During a much more recent interview, Dr Brian O’Toole, the Director of Nations University as well as the privately-run School of the Nations expressed the view that the challenge of ensuring that local institutions- both public and private sector – have access to adequate skills to ensure the efficiency and profitability of their organizations – lay, to a large extent, with our local institutions of learning. In fact, what has become increasingly apparent is that some owners and managers of small and medium-sized enterprises are not, themselves, adequately business-trained and what that sometimes means is that their deficiencies are reflected in the performance of their enterprises. One should hasten to add, of course, that sustained exposure to the particular challenges of doing business in Guyana can sometimes be as good as formal training. Still, there are aspects of administration of businesses that require the application of particular methodologies and those, unquestionably, are taught disciplines.

The idea of developing collaborative links between the University of Guyana and the private sector in order to enable the latter to invest in a university curriculum that is responsive to their human resource needs has been mooted from time to time on both sides. The most recent initiative of this kind coincided roughly with the arrival in Guyana of the current Vice Chancellor of the University of Guyana, Professor Lawrence Carrington. If both the University and the private sector appeared animated about the idea it seems unlikely to work in the short term if only because Professor Carrington now has his hands filled with issues that appear fundamental to the very continuity of UG.

First the Arthur Lok Jack Graduate School of Business and, more recently, Nations University in collaboration with the Australian Institute of Business Administration have launched courses of study leading to a Masters Degree in Business Administration (MBA) in Guyana. Both academic institutions have, not surprisingly, engaged in serious consultations with the private sector since, given its oft-expressed concerns about skills shortages, one expects that the business community would have more than a passing interest in what the two institutions have to offer.

Both institutions have said that their MBA programmes are contextually structured to fit into a local context so that research and case study assignments will take on a Guyana orientation and students will benefit from discourses and exchanges with experienced local captains of industry who will presumably discuss with them, among other things some of the anomalies and rough and tumble of doing business in Guyana.

The fact that such programmes are now being offered here in Guyana creates a significant cost-saving option. Current research suggests that the MBA is one of the most sought-after qualifications in the world and as such the programme can cost students amounts ranging from $US25,000 – $US100,000. Both the Arthur Lok Jack School of Business Programme and now the one being offered by Nations University are considerably cheaper. In fact, the latter costs less than $US6,000 which, if the quality assurances offered by the University can be guaranteed would, contextually, make it a “steal.”

From all reports, sections of the private sector have been responding well to these initiatives and some private sector business managers have said that courses such as management, marketing and Business Law which are customarily part of MBA programmes will be invaluable to the strengthening of their own enterprises.

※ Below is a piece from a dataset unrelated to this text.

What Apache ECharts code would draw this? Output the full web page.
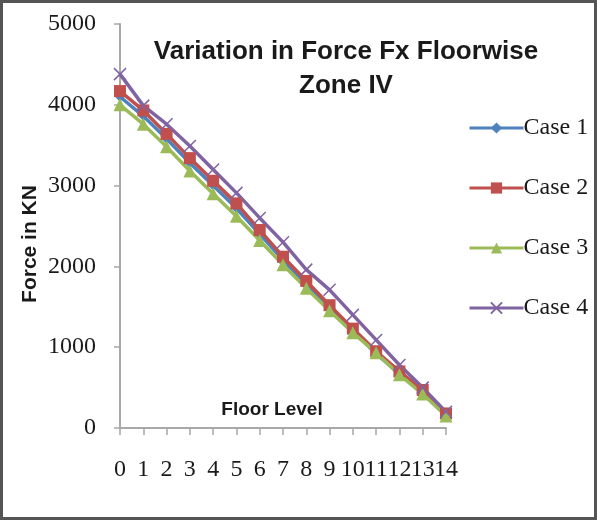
<!DOCTYPE html>
<html>
<head>
<meta charset="utf-8">
<script src="https://cdn.jsdelivr.net/npm/echarts@6/dist/echarts.min.js"></script>
<style>
html,body{margin:0;padding:0;background:#fff;}
#c{width:597px;height:520px;}
</style>
</head>
<body>
<div id="c"></div>
<script>
const floors = ['0','1','2','3','4','5','6','7','8','9','10','11','12','13','14'];
const case1 = [4100, 3860, 3580, 3280, 3000, 2720, 2400, 2080, 1780, 1480, 1200, 920, 670, 440, 170];
const case2 = [4170, 3930, 3640, 3340, 3060, 2780, 2450, 2120, 1820, 1520, 1230, 950, 700, 470, 180];
const case3 = [4000, 3760, 3480, 3180, 2900, 2620, 2320, 2020, 1730, 1450, 1180, 930, 660, 420, 150];
const case4 = [4380, 3990, 3760, 3490, 3200, 2910, 2600, 2300, 1960, 1710, 1400, 1090, 780, 500, 200];
const yTicks = [0, 1000, 2000, 3000, 4000, 5000];

const serif = '"Liberation Serif", "Times New Roman", serif';
const sans = '"Liberation Sans", Arial, sans-serif';

const chart = echarts.init(document.getElementById('c'));

function mk(name, data, color, symbol, size, extra) {
  return Object.assign({
    name: name, type: 'line', data: data,
    symbol: symbol, symbolSize: size, showSymbol: true,
    lineStyle: {color: color, width: 3.5},
    itemStyle: {color: color},
    animation: false
  }, extra || {});
}

chart.setOption({
  backgroundColor: '#fff',
  animation: false,
  title: {
    text: 'Variation in Force Fx Floorwise\nZone IV',
    left: 341, top: 30, textAlign: 'center',
    textStyle: {fontFamily: sans, fontWeight: 'bold', fontSize: 26, lineHeight: 34, color: '#1a1a1a'}
  },
  legend: {
    orient: 'vertical', left: 463, top: 111,
    itemWidth: 54, itemHeight: 14, itemGap: 36,
    lineStyle: {width: 3},
    textStyle: {fontFamily: serif, fontSize: 24, lineHeight: 24, color: '#1a1a1a', padding: [0,0,0,-5]},
    data: ['Case 1','Case 2','Case 3','Case 4']
  },
  grid: {left: 120, right: 151, top: 24, bottom: 92, containLabel: false},
  xAxis: {
    type: 'category', data: floors, boundaryGap: false,
    axisLine: {lineStyle: {color: '#a8a8a8', width: 2}},
    axisTick: {show: true, alignWithLabel: true, length: 7, lineStyle: {color: '#a8a8a8', width: 1.5}},
    axisLabel: {fontFamily: serif, fontSize: 24, color: '#1a1a1a', margin: 30, interval: 0}
  },
  yAxis: {
    type: 'value', min: yTicks[0], max: yTicks[yTicks.length-1], interval: 1000,
    axisLine: {show: true, lineStyle: {color: '#a8a8a8', width: 2}},
    axisTick: {show: true, length: 6, lineStyle: {color: '#a8a8a8', width: 1.5}},
    splitLine: {show: false},
    axisLabel: {fontFamily: serif, fontSize: 24, color: '#1a1a1a', margin: 24, formatter: function (v) { return String(v); }}
  },
  graphic: [
    {type: 'rect', shape: {x: 1.5, y: 1.5, width: 594, height: 517}, style: {fill: 'none', stroke: '#555', lineWidth: 3}, z: 100},
    {type: 'text', x: 30, y: 244, rotation: Math.PI/2, style: {text: 'Force in KN', fontFamily: sans, fontWeight: 'bold', fontSize: 21, fill: '#1a1a1a', align: 'center', verticalAlign: 'middle'}},
    {type: 'text', x: 272, y: 410, style: {text: 'Floor Level', fontFamily: sans, fontWeight: 'bold', fontSize: 19, fill: '#1a1a1a', align: 'center', verticalAlign: 'middle'}}
  ],
  series: [
    mk('Case 1', case1, '#4F81BD', 'diamond', 10),
    mk('Case 2', case2, '#C0504D', 'rect', 12),
    mk('Case 3', case3, '#9BBB59', 'triangle', 13),
    mk('Case 4', case4, '#8064A2', 'path://M0,0L10,10M10,0L0,10', 12,
       {itemStyle: {color: '#8064A2', borderColor: '#8064A2', borderWidth: 1.5}})
  ]
});
</script>
</body>
</html>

We expect, of course, that at some stage, the level of collaboration between the business sector and our indigenous University of Guyana will improve to the point where it too can help infuse those needed skills into the private sector. While it has to be said that the support  which the University receives from GT&T and other companies is commendable, what is clearly needed is the development of a relationship between the university and the private sector at a level which has now become par for the course in other countries. In the meantime we must hope that the efforts of institutions like Arthur Lok Jack and Nations University meet with both the expectations and the requirements of the private sector.